In response to the question posed in my previous essay in The Stone—"What is Naturalism"—Alex Rosenberg defines it as "the philosophical theory that treats science as our most reliable source of knowledge and scientific method as the most effective route to knowledge." His post, "Why I Am a Naturalist," nicely exemplifies one of my main complaints, by leaving it unclear what he means by "science" or "scientific method," even though it is crucial for what he is committing himself to as a "naturalist."

If you are like me, when faced with this kind of writing you are conditioned to look for a hyperlink somewhere. Shouldn’t there at least be a footnote telling us the page where we can find what Rosenberg said about Williamson’s response to so-and-so? Reading the grown-up equivalent of a flame war on paper is very disorienting.

There are other problems that remind the reader of the book’s online provenance. Typos ("creedal," "raison dêtre") are everywhere, as is dumbing down, applied with the inconsistency that is unavoidable in daily journalism. How many people who will need to be informed that Kant was an "eighteenth century moral philosopher" will nod along when poor old R.G. Collingwood is mentioned sans bio?

The Stone Reader is divided into four sections: "Philosophy," "Science," "Religion and Morals," and "Society." The title of the first is oddly chosen in the sense that for the purposes of this volume it should embrace the other three, but according to the acknowledgements at the back, the selection and organization was largely the work of graduate students, who probably worked without pay.

The book is subtitled "Modern Philosophy in 133 Arguments," but a great deal of material here involves neither philosophy nor argument.
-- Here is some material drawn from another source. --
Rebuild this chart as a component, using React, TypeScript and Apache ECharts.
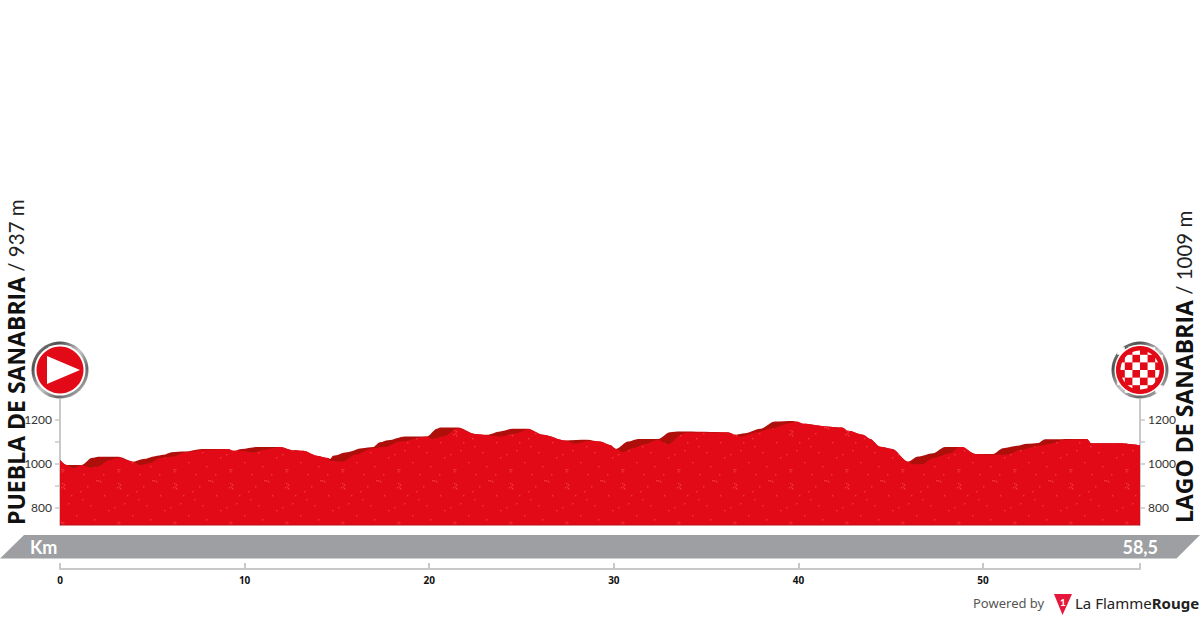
import React, { useEffect, useRef } from "react";
import * as echarts from "echarts";

const topKm = [0, 0.36, 1.18, 1.72, 2.07, 3.16, 3.97, 4.51, 5.15, 5.6, 6.05, 6.77, 7.68, 9.12, 9.39, 9.84, 10.66, 11.92, 12.64, 13.18, 13.91, 14.53, 14.63, 14.79, 15.55, 16.36, 16.96, 17.33, 17.77, 18.69, 19.88, 20.42, 20.59, 21.56, 22.48, 23.13, 23.84, 24.49, 25.35, 26.16, 27.36, 28.55, 29.25, 29.79, 30.12, 30.77, 31.31, 32.39, 33.04, 33.59, 36.19, 36.57, 37.11, 37.92, 38.73, 39.71, 40.25, 41.71, 42.36, 42.69, 43.5, 43.88, 44.42, 45.07, 45.94, 46.48, 47.29, 47.94, 48.86, 49.57, 50.54, 51.08, 51.84, 52.38, 52.98, 53.36, 55.63, 55.85, 57.42, 58.5];
const topElevation = [1016, 993, 993, 1024, 1030, 1030, 1008, 1020, 1033, 1039, 1051, 1054, 1066, 1066, 1057, 1066, 1075, 1075, 1060, 1057, 1035, 1024, 1020, 1035, 1051, 1069, 1074, 1096, 1105, 1122, 1122, 1157, 1163, 1163, 1134, 1130, 1145, 1157, 1157, 1130, 1104, 1107, 1099, 1084, 1066, 1099, 1111, 1111, 1142, 1145, 1142, 1130, 1137, 1157, 1190, 1193, 1180, 1167, 1163, 1148, 1130, 1111, 1076, 1066, 1008, 1031, 1046, 1074, 1074, 1043, 1043, 1069, 1080, 1089, 1093, 1110, 1111, 1092, 1092, 1083];
const frontKm = [0, 0.36, 0.72, 1.18, 1.63, 1.99, 2.71, 3.16, 3.97, 4.33, 4.88, 5.42, 6.14, 6.77, 7.76, 9.12, 9.39, 9.84, 10.47, 11.01, 11.55, 11.92, 12.64, 13.18, 13.91, 14.53, 14.63, 15.33, 15.98, 16.96, 17.61, 18.42, 19.88, 20.15, 20.75, 21.56, 22.48, 23.46, 23.84, 24.76, 25.35, 26.16, 27.36, 27.9, 28.55, 29.25, 29.79, 30.12, 30.5, 31.04, 31.69, 32.39, 32.94, 33.69, 33.97, 36.19, 36.57, 36.84, 37.76, 38.46, 39.54, 39.92, 40.25, 41.71, 42.36, 42.69, 43.5, 43.88, 44.42, 45.07, 45.94, 46.21, 46.7, 47.29, 48.21, 48.75, 48.86, 49.57, 50.65, 51.3, 52, 53.09, 53.79, 54.33, 55.63, 55.85, 57.42, 58.5];
const frontElevation = [1016, 993, 978, 993, 981, 985, 1016, 1026, 1008, 993, 1001, 1024, 1031, 1051, 1061, 1065, 1057, 1057, 1049, 1061, 1069, 1075, 1060, 1057, 1035, 1024, 1011, 1008, 1039, 1069, 1074, 1099, 1122, 1111, 1122, 1160, 1134, 1126, 1122, 1137, 1155, 1130, 1104, 1089, 1102, 1099, 1084, 1066, 1051, 1069, 1087, 1107, 1087, 1133, 1140, 1140, 1130, 1122, 1142, 1157, 1183, 1190, 1180, 1167, 1163, 1148, 1130, 1111, 1076, 1066, 1008, 996, 996, 1024, 1046, 1074, 1074, 1043, 1039, 1039, 1061, 1081, 1092, 1107, 1111, 1092, 1092, 1083];
const elevationLabels = [800, 1000, 1200];
const elevationTicks = [800, 900, 1000, 1100, 1200];
const kmLabels = [0, 10, 20, 30, 40, 50];
const kmTicks = [0, 10, 20, 30, 40, 50, 58.5];
const startName = "PUEBLA DE SANABRIA";
const startHeight = " / 937 m";
const finishName = "LAGO DE SANABRIA";
const finishHeight = " / 1009 m";
const distanceUnit = "Km";
const totalDistance = "58,5";

const speckles = [
  [6, 6], [8, 7], [7, 9], [5, 10], [8, 11], [40, 3], [42, 3], [44, 4], [5, 45], [7, 45], [6, 47],
  [24, 14], [26, 22], [48, 18], [34, 28], [12, 26], [52, 33], [20, 38], [38, 42], [27, 50], [47, 50], [15, 18], [31, 9], [2, 30],
];

function speckleTile() {
  const c = document.createElement("canvas");
  c.width = 56;
  c.height = 53;
  const g = c.getContext("2d")!;
  g.fillStyle = "#e30a17";
  g.fillRect(0, 0, 56, 53);
  g.fillStyle = "rgba(255,95,95,0.55)";
  speckles.forEach(([x, y]) => g.fillRect(x, y, 1.4, 1.4));
  return c;
}

const ringGradient = () =>
  new echarts.graphic.LinearGradient(0, 0, 1, 1, [
    { offset: 0, color: "#9a9a9a" },
    { offset: 0.25, color: "#4f4f4f" },
    { offset: 0.5, color: "#c8c8c8" },
    { offset: 0.72, color: "#666666" },
    { offset: 1, color: "#e2e2e2" },
  ]);

function pin(cx: number, cy: number) {
  return [
    { type: "circle", z: 20, shape: { cx, cy, r: 28.5 }, style: { fill: ringGradient() } },
    { type: "circle", z: 21, shape: { cx, cy, r: 25.5 }, style: { fill: "#ffffff" } },
    { type: "circle", z: 22, shape: { cx, cy, r: 23.5 }, style: { fill: "#e30a17" } },
  ];
}

function checker(cx: number, cy: number) {
  const size = 7.6;
  const out: any[] = [];
  for (let i = -3; i < 3; i++) {
    for (let j = -3; j < 3; j++) {
      if ((i + j + 6) % 2 !== 0) continue;
      out.push({ type: "rect", z: 23, shape: { x: cx + i * size, y: cy + j * size, width: size, height: size }, style: { fill: "#ffffff" } });
    }
  }
  out.push({ type: "ring", z: 24, shape: { cx, cy, r0: 19.5, r: 24 }, style: { fill: "#e30a17" } });
  return out;
}

const sideText = (x: number, y: number, a: string, b: string) => ({
  type: "text",
  z: 30,
  x,
  y,
  rotation: Math.PI / 2,
  style: {
    text: `{a|${a}}{b|${b}}`,
    align: "left",
    verticalAlign: "middle",
    rich: {
      a: { font: 'bold 23px "Open Sans"', fill: "#111111" },
      b: { font: '20.5px "Lato"', fill: "#222222" },
    },
  },
});

export default function App() {
  const ref = useRef<HTMLDivElement>(null);
  useEffect(() => {
    document.body.style.margin = "0";
    const chart = echarts.init(ref.current!, null, { renderer: "svg" });
    const axisColor = "#c9c9c9";
    const yBase = {
      type: "value",
      min: 720,
      max: 1290,
      splitLine: { show: false },
      axisLine: { show: true, lineStyle: { color: axisColor, width: 2 } },
      axisTick: { show: true, length: 5, lineStyle: { color: axisColor, width: 1.5 }, customValues: elevationTicks },
      axisLabel: { customValues: elevationLabels, formatter: (v: number) => String(v), color: "#333333", fontFamily: "Lato", fontSize: 12, margin: 8 },
    };
    chart.setOption({
      animation: false,
      backgroundColor: "#ffffff",
      grid: { left: 60, right: 60, top: 399.6, height: 125.4 },
      xAxis: {
        type: "value",
        min: 0,
        max: 58.5,
        position: "bottom",
        offset: 44,
        splitLine: { show: false },
        axisLine: { show: true, lineStyle: { color: axisColor, width: 2 } },
        axisTick: { show: true, inside: true, length: 6, lineStyle: { color: axisColor, width: 2 }, customValues: kmTicks },
        axisLabel: { customValues: kmLabels, color: "#111111", fontFamily: "Open Sans", fontWeight: "bold", fontSize: 10, margin: 6 },
      },
      yAxis: [
        { ...yBase, position: "left" },
        { ...yBase, position: "right" },
      ],
      series: [
        {
          type: "line",
          name: "Relief",
          data: topKm.map((k, i) => [k, topElevation[i]]),
          showSymbol: false,
          smooth: 0.3,
          smoothMonotone: "x",
          lineStyle: { width: 0 },
          areaStyle: { color: "#ae0f0a", opacity: 1 },
          z: 3,
        },
        {
          type: "line",
          name: "Elevation",
          data: frontKm.map((k, i) => [k, frontElevation[i]]),
          showSymbol: false,
          smooth: 0.3,
          smoothMonotone: "x",
          lineStyle: { width: 0 },
          areaStyle: { color: { image: speckleTile(), repeat: "repeat" }, opacity: 1 },
          z: 4,
        },
      ],
      graphic: [
        { type: "line", z: 5, shape: { x1: 60, y1: 525, x2: 1140, y2: 525 }, style: { stroke: "#b8101c", lineWidth: 1 } },
        { type: "polygon", z: 1, shape: { points: [[0, 558.5], [24, 535], [1200, 535], [1176.5, 558.5]] }, style: { fill: "#9d9fa2" } },
        { type: "text", z: 5, x: 30, y: 546.5, style: { text: distanceUnit, font: 'bold 18px "Lato"', fill: "#ffffff", verticalAlign: "middle" } },
        { type: "text", z: 5, x: 1158, y: 546.5, style: { text: totalDistance, font: 'bold 18px "Lato"', fill: "#ffffff", align: "right", verticalAlign: "middle" } },
        sideText(16, 525, startName, startHeight),
        sideText(1184, 523, finishName, finishHeight),
        ...pin(60, 370),
        { type: "polygon", z: 23, shape: { points: [[47, 356], [80, 370], [47, 384]] }, style: { fill: "#ffffff" } },
        ...pin(1140, 370),
        ...checker(1140, 370),
        { type: "text", z: 5, x: 973, y: 603, style: { text: "Powered by", font: '13px "Noto Sans"', fill: "#555555", verticalAlign: "middle" } },
        { type: "polygon", z: 5, shape: { points: [[1054, 594], [1072, 594], [1062.5, 615]] }, style: { fill: "#e6173a" } },
        { type: "text", z: 6, x: 1063, y: 602, style: { text: "1", font: 'bold 10px "Lato"', fill: "#ffffff", align: "center", verticalAlign: "middle" } },
        {
          type: "text",
          z: 5,
          x: 1075,
          y: 603,
          style: {
            text: "{a|La Flamme}{b|Rouge}",
            verticalAlign: "middle",
            rich: {
              a: { font: '15px "Noto Sans"', fill: "#222222" },
              b: { font: 'bold 15px "Noto Sans"', fill: "#222222" },
            },
          },
        },
      ],
    });
    return () => chart.dispose();
  }, []);
  return <div ref={ref} style={{ position: "absolute", left: 0, top: 0, width: 1200, height: 620 }} />;
}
The personal reflection on the school shooting in Newton, Connecticut, the breezy encyclopedia-style recounting of the history of just war theory in recent American foreign policy, and the statistical overview of race-related income disparities in the United States and Cuba in the "Society" section could each have appeared on Vox.com or any number of websites with no philosophical pretensions.

"The proportion of high school graduates was actually higher among blacks than whites in Cuba," Alejandro de la Fuente writes in "A Lesson From Cuba on Race," "whereas the opposite was true in both Brazil and the United States. Whites continued to enjoy an advantage at the college level, but it was miniscule. About 4.4 percent of white adults (twenty-five or older) had a college degree, compared to 3.5 for those counted as black in the census or 3.2 for those counted as mestizos or mixed race." Not exactly Nietzsche, or even Quine.

Even those items here that approach the discipline seriously and address pressing questions—the mind-body problem, the shortcomings of methodological naturalism, the existence of God—in philosophical language and on philosophical terms, have the scope of, well, blog posts. Gordon Marino makes a good argument in favor of boxing lessons and dodge ball in school—"how are we supposed to learn to stand up to our fears if we never have any supervised practice in dealing with the jitters," but his references to Aristotle and "the German idealist philosopher G.W.F. Hegel" seem like so much padding here. Even more bizarre is "The Core of Mind and Cosmos," which is, as its title suggests, an excerpt from a book by Thomas Nagel, the kind of thing that sometimes appears in magazines or online for promotional reasons. Why, with the book available in stores, would anyone have bothered reprinting this?

I am not arguing that things first published in periodical form should never appear between hardcovers (hint, hint). But anyone interested in, say, the controversies surrounding physicalism can read Jaegwon Kim’s excellent primer or one of the numerous Very Short Introductions from Oxford University Press. Those with less time on their hands could read these pieces from online, free of charge.